ALMOST £13 million in secret compensation payments has been paid to Scottish wind farm operators to shut down over the past four months, a charity claimed yesterday.
The Renewable Energy Foundation, which was set up by television game show host Noel Edmonds and is seen as being anti-wind farm, published the figures for what it says is a clandestine system of payments to owners of the giant turbines to prevent the over-supply of electricity.
It called for energy regulator Ofgem to ensure greater transparency about who is being paid what to shut down windfarms.
The National Grid had paid £14.25m in "constraint payments" to operators as part of a balancing mechanism to steady the power running into the network. These figures are publicly accessible and appear on a database launched by the foundation yesterday.
However, the foundation says that since October, the company has operated an additional system not open to public scrutiny, for making constraint payments to wind farms it operates.
UK Energy Minister Charles Hendry said last week £12.1m had been paid in 2011 under the mechanism.
But the charity said that, in addition, the National Grid undertook a number of "forward energy trades" through the market in order to balance the system. "These are also classed as constraint payments and resulted in £12.7m being paid to wind farms," it added.
However, Mr Hendry had said the National Grid had made clear these were commercially confidential and could not provide details of which energy companies received them.
Dr John Constable, the foundation's director, said he was surprised by the size of the payments.
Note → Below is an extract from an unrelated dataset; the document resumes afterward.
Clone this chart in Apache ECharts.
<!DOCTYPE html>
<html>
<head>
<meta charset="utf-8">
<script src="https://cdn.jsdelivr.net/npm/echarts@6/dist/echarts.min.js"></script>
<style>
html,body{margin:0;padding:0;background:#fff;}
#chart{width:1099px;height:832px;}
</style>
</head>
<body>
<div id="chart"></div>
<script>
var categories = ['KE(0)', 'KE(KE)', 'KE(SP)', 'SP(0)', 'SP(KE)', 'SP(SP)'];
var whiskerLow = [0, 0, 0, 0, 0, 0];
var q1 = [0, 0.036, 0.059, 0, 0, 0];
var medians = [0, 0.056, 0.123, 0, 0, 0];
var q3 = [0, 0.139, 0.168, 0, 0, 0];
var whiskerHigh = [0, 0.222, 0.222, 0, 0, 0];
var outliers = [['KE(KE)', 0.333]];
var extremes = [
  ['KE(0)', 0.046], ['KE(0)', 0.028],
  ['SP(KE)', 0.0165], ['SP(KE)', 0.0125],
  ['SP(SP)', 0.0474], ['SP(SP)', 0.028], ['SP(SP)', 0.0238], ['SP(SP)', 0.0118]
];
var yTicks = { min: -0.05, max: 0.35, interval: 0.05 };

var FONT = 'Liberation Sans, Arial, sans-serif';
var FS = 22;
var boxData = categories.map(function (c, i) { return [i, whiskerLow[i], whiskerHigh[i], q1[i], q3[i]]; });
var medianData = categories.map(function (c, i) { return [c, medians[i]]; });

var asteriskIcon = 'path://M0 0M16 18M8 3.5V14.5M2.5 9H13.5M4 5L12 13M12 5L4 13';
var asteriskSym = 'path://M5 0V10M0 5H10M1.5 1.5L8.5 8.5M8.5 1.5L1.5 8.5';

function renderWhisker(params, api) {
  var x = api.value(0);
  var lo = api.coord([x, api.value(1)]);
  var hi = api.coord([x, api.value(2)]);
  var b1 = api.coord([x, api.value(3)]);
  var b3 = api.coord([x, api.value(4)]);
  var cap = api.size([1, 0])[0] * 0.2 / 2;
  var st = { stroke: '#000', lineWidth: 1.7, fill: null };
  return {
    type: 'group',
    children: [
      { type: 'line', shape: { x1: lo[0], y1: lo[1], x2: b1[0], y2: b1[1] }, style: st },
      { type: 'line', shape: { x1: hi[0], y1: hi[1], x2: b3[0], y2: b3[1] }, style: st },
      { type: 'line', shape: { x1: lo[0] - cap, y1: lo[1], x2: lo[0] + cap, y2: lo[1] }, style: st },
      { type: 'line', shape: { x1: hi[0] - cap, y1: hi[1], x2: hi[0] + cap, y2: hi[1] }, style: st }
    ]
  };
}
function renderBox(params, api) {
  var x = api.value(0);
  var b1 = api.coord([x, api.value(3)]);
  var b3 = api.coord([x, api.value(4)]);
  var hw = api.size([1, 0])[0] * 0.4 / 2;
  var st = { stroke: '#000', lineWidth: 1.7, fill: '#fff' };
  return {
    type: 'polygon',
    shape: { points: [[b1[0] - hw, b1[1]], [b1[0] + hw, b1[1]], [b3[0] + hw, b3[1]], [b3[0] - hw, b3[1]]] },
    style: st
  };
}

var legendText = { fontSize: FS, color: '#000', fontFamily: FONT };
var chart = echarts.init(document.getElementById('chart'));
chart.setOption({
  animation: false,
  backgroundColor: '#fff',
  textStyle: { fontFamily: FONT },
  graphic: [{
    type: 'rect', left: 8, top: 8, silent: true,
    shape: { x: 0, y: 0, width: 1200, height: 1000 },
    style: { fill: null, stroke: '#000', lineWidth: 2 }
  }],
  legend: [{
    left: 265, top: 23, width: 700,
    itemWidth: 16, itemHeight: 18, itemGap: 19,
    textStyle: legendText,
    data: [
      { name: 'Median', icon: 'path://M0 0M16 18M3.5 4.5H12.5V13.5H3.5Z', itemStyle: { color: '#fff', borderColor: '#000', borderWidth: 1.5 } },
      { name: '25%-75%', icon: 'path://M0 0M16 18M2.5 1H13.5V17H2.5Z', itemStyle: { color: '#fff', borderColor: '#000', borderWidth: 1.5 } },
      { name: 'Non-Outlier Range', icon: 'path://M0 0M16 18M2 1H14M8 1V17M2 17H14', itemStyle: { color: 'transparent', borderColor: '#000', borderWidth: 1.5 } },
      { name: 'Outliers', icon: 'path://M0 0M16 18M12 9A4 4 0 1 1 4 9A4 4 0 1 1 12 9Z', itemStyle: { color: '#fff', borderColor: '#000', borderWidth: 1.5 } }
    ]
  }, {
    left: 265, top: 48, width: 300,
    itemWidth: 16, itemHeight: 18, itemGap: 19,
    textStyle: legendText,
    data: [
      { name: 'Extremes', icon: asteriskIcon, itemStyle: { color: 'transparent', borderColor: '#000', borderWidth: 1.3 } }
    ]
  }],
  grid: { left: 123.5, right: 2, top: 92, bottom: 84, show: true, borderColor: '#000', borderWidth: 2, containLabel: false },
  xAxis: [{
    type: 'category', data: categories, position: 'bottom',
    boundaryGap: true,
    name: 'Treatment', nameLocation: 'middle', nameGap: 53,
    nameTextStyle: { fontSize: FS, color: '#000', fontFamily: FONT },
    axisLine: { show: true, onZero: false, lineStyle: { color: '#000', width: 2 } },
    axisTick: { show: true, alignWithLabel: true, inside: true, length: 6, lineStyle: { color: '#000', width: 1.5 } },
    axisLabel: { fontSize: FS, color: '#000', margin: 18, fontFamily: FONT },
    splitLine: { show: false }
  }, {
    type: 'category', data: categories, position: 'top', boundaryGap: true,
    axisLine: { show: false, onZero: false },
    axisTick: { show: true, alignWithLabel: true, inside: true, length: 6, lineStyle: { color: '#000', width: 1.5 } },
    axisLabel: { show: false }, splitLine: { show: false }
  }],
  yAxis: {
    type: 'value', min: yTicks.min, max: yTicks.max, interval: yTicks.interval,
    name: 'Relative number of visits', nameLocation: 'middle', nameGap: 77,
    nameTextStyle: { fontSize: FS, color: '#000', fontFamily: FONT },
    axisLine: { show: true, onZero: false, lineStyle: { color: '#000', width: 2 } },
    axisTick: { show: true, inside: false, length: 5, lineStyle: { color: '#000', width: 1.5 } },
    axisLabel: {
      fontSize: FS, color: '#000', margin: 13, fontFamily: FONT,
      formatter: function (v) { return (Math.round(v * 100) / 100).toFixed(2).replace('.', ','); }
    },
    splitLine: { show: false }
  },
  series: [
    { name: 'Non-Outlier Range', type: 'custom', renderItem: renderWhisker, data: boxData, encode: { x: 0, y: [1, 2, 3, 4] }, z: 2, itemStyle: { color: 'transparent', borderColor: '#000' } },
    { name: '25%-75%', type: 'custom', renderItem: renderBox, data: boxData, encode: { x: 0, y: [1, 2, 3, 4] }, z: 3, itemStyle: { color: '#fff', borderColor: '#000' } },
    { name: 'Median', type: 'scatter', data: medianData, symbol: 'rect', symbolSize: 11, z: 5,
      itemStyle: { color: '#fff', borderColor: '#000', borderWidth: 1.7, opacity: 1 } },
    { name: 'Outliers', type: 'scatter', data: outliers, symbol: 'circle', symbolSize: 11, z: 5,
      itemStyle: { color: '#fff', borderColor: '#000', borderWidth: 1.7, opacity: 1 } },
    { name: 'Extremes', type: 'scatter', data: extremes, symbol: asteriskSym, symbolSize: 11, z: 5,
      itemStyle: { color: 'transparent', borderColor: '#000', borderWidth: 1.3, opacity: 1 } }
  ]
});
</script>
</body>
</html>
He added: "The introduction of opaque trading arrangements to manage wind power is a very unwelcome step in the wrong direction and must be reversed without delay. It is time for the regulator, Ofgem, to do its job and step in to protect the consumer interest by ensuring the UK's electricity markets become more transparent not less."
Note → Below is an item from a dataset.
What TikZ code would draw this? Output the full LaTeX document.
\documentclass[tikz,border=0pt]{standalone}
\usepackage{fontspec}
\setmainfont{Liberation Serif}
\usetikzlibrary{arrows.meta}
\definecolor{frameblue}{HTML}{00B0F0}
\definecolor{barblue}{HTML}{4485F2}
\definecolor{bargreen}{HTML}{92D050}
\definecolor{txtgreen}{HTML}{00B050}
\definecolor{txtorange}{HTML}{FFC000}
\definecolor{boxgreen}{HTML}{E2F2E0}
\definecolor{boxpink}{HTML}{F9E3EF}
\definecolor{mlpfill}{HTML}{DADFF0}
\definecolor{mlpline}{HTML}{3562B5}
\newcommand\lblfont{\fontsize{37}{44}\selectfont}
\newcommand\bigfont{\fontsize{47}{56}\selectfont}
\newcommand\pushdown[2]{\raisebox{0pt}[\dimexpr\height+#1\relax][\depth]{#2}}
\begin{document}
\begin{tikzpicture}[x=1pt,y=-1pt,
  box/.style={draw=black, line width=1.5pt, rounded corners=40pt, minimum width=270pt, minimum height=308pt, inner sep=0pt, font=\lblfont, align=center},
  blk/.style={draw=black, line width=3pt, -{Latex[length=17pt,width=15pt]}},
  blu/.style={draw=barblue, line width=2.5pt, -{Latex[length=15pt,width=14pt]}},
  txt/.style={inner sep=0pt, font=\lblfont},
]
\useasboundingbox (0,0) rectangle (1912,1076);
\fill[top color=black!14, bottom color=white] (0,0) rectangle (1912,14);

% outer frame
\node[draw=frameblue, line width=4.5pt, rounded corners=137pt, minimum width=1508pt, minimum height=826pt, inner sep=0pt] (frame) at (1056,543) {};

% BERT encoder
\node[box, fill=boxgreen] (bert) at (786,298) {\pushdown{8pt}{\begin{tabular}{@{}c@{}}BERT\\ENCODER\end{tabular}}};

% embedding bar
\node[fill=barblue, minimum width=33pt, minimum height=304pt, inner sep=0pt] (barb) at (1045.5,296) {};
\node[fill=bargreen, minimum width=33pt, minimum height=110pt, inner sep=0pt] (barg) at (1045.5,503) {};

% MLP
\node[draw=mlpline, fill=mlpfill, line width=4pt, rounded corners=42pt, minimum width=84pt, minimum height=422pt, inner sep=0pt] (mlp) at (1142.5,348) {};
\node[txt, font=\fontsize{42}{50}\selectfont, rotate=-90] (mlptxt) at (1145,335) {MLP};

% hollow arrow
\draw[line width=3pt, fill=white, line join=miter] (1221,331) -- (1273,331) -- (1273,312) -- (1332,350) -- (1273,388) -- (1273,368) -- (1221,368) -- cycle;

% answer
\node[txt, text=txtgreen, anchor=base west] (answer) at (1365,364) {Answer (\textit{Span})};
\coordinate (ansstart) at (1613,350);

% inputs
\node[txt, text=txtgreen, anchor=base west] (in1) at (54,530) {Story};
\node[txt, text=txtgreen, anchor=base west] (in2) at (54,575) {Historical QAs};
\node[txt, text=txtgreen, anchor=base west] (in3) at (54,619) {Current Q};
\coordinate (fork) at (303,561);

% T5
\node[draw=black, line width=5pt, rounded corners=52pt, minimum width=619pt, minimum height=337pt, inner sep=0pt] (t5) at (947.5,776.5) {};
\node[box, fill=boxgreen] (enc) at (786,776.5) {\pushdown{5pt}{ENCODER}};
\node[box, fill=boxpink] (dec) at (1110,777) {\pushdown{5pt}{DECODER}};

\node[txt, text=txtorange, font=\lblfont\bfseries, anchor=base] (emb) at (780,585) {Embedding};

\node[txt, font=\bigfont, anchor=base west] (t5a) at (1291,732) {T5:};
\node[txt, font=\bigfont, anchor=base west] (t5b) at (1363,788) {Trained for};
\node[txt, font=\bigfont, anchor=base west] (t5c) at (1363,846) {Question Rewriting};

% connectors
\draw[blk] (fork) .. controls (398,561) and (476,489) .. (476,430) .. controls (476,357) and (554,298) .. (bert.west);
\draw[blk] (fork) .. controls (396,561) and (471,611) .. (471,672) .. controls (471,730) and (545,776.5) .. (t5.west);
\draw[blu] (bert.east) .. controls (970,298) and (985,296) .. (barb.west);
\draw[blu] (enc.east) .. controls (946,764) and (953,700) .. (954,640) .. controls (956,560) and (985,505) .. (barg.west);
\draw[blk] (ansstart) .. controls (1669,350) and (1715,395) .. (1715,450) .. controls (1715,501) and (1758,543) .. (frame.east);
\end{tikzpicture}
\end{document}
The National Grid defended the secret system as one used for years with all types of energy generation.
It helped keep prices, to manage constraints and balance the electricity transmission system, as low as possible – to around 1% of customer bills.
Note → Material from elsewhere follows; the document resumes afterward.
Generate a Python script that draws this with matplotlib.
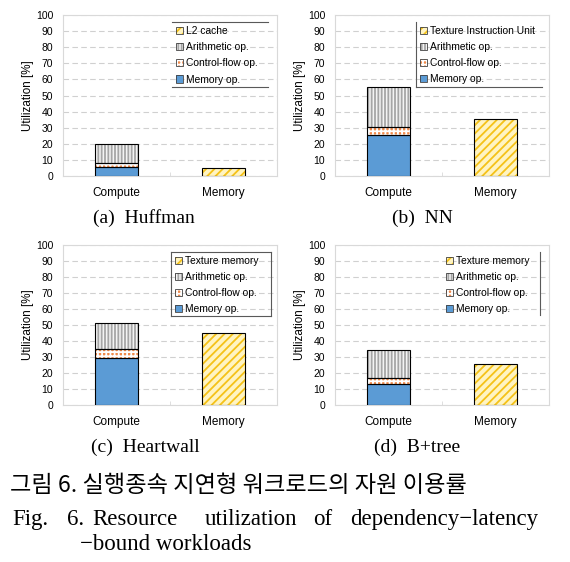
import matplotlib
matplotlib.use('Agg')
import matplotlib.pyplot as plt
from matplotlib.patches import Patch
import numpy as np

plt.rcParams['font.family'] = ['Liberation Sans', 'DejaVu Sans']
plt.rcParams['hatch.linewidth'] = 1.3

# 데이터
categories = ['Compute', 'Memory']
workloads = ['(a)  Huffman', '(b)  NN', '(c)  Heartwall', '(d)  B+tree']
memory_op = [5.8, 25.5, 29.6, 12.9]
control_op = [2.2, 5.1, 5.2, 4.2]
arith_op = [11.9, 24.4, 16.2, 17.3]
mem_unit = [5.2, 35.2, 44.8, 25.4]
mem_unit_names = ['L2 cache', 'Texture Instruction Unit', 'Texture memory', 'Texture memory']
op_names = ['Memory op.', 'Control-flow op.', 'Arithmetic op.']
caption_kr = '그림 6. 실행종속 지연형 워크로드의 자원 이용률'
caption_en = ['Fig.', '6.', 'Resource', 'utilization', 'of', 'dependency\u2212latency']
caption_en2 = '\u2212bound workloads'

# 스타일 (face, hatch colour, hatch)
st_mem = ('#5B9BD5', '#5B9BD5', None)
st_ctl = ('#F08A4B', 'white', '++++')
st_ari = ('#F4F4F4', '#A6A6A6', '|||||')
st_tex = ('#FFF4C2', '#F5C218', '////')

# 패널 위치 (px)
W, H = 570, 562
rects = [(63, 15, 176), (335, 15, 176), (63, 245, 405), (335, 245, 405)]
# 범례 상자 (axes 좌표) 와 보이는 테두리
leg_boxes = [(0.51, 0.553, 0.96, 0.957), (0.378, 0.551, 0.967, 0.958),
             (0.505, 0.556, 0.97, 0.958), (0.50, 0.562, 0.958, 0.958)]
leg_sides = [('top', 'bottom'), ('left', 'bottom'), ('top', 'bottom', 'left', 'right'), ('right',)]
cap_pos = [(144, 218), (422, 218), (145, 447), (417, 447)]

fig = plt.figure(figsize=(W / 100, H / 100), dpi=100)


def seg(ax, x, bottom, h, style):
    face, hc, hatch = style
    ax.bar(x, h, 0.4, bottom=bottom, color=face, edgecolor=hc, hatch=hatch, linewidth=0, zorder=3)
    ax.bar(x, h, 0.4, bottom=bottom, fill=False, edgecolor='black', linewidth=0.8, zorder=4)


def handle(style):
    face, hc, hatch = style
    return (Patch(facecolor=face, edgecolor=hc, hatch=hatch, linewidth=0),
            Patch(fill=False, edgecolor='#404040', linewidth=0.6))


xs = np.arange(len(categories))
for i in range(4):
    l, t, b = rects[i]
    ax = fig.add_axes([l / W, 1 - b / H, 214 / W, (b - t) / H])
    seg(ax, xs[0], 0, memory_op[i], st_mem)
    seg(ax, xs[0], memory_op[i], control_op[i], st_ctl)
    seg(ax, xs[0], memory_op[i] + control_op[i], arith_op[i], st_ari)
    seg(ax, xs[1], 0, mem_unit[i], st_tex)

    ax.set_xlim(-0.5, 1.5)
    ax.set_ylim(0, 100)
    ax.set_yticks(range(0, 101, 10))
    ax.set_xticks(xs)
    ax.set_xticklabels(categories, fontsize=8.5)
    ax.set_xticks([0.5], minor=True)
    ax.tick_params(axis='x', which='major', length=0, pad=8)
    ax.tick_params(axis='x', which='minor', length=3, color='#D9D9D9', direction='in')
    ax.tick_params(axis='y', length=0, labelsize=7.5, pad=7)
    ax.yaxis.grid(True, color='#D0D0D0', linestyle=(0, (5, 3)), linewidth=0.8, zorder=0)
    ax.set_axisbelow(True)
    for s in ax.spines.values():
        s.set_color('#D9D9D9')
        s.set_linewidth(0.8)
    ax.set_ylabel('Utilization [%]', fontsize=8.4, labelpad=1.5)

    x0, y0, x1, y1 = leg_boxes[i]
    hs = [handle(st_tex), handle(st_ari), handle(st_ctl), handle(st_mem)]
    labels = [mem_unit_names[i], op_names[2], op_names[1], op_names[0]]
    ax.legend(hs, labels, loc='upper left', bbox_to_anchor=(x0, y1), frameon=False,
              fontsize=7.4, handlelength=0.7, handleheight=0.7, handletextpad=0.25,
              labelspacing=0.6, borderpad=0.4, borderaxespad=0)
    lines = {'top': ([x0, x1], [y1, y1]), 'bottom': ([x0, x1], [y0, y0]),
             'left': ([x0, x0], [y0, y1]), 'right': ([x1, x1], [y0, y1])}
    for side in leg_sides[i]:
        ax.plot(*lines[side], transform=ax.transAxes, color='#595959', linewidth=0.8,
                clip_on=False, zorder=6)

    cx, cy = cap_pos[i]
    fig.text(cx / W, 1 - cy / H, workloads[i], ha='center', va='center',
             fontsize=14, family=['Liberation Serif', 'DejaVu Serif'])

fig.text(10 / W, 1 - 486 / H, caption_kr, ha='left', va='center', fontsize=16.7,
         family=['Noto Sans CJK KR', 'DejaVu Sans'])
word_x = [12, 67, 92, 205, 313, 350]
for wx, w in zip(word_x, caption_en):
    fig.text(wx / W, 1 - 525 / H, w, ha='left', va='baseline', fontsize=16.5,
             family=['Liberation Serif', 'DejaVu Serif'])
fig.text(80 / W, 1 - 550 / H, caption_en2, ha='left', va='baseline', fontsize=16.5,
         family=['Liberation Serif', 'DejaVu Serif'])

fig.savefig('out.png', dpi=100)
A spokesman said: "As with similar contracts in other industries, these are commercially confidential, but we do disclose the total amounts paid."
Stan Blackley, chief executive of Friends of the Earth Scotland, said: "Wind farm operators are often portrayed as the main recipients of constraint payments, but figures from the UK Government show that in 2010-11 constraint payments to onshore wind farm operators in Scotland accounted for just 0.1% of the total £170m paid by National Grid, with much larger amounts being paid to coal, gas and nuclear energy generators."
An Ofgem spokesman said: "Ofgem is currently reviewing the rules around generator behaviour when transmission constraints are active."
He added: "National Grid takes actions to reduce constraints costs and the contracts which they enter into with generators to minimise these balancing costs are commercially sensitive."
Renewable Energy Foundation claims on its database the biggest recipient of constraint payments was Hadyard Hill wind farm in south Ayrshire which received £2,150,068 since 2010.
It is operated by Scottish & Southern Energy on land owned by former presiding officer of the Scottish Parliament Alex Ferguson. According to his declaration of interests last year, he estimated his rental income to be between £40,001 and £45,000 a year.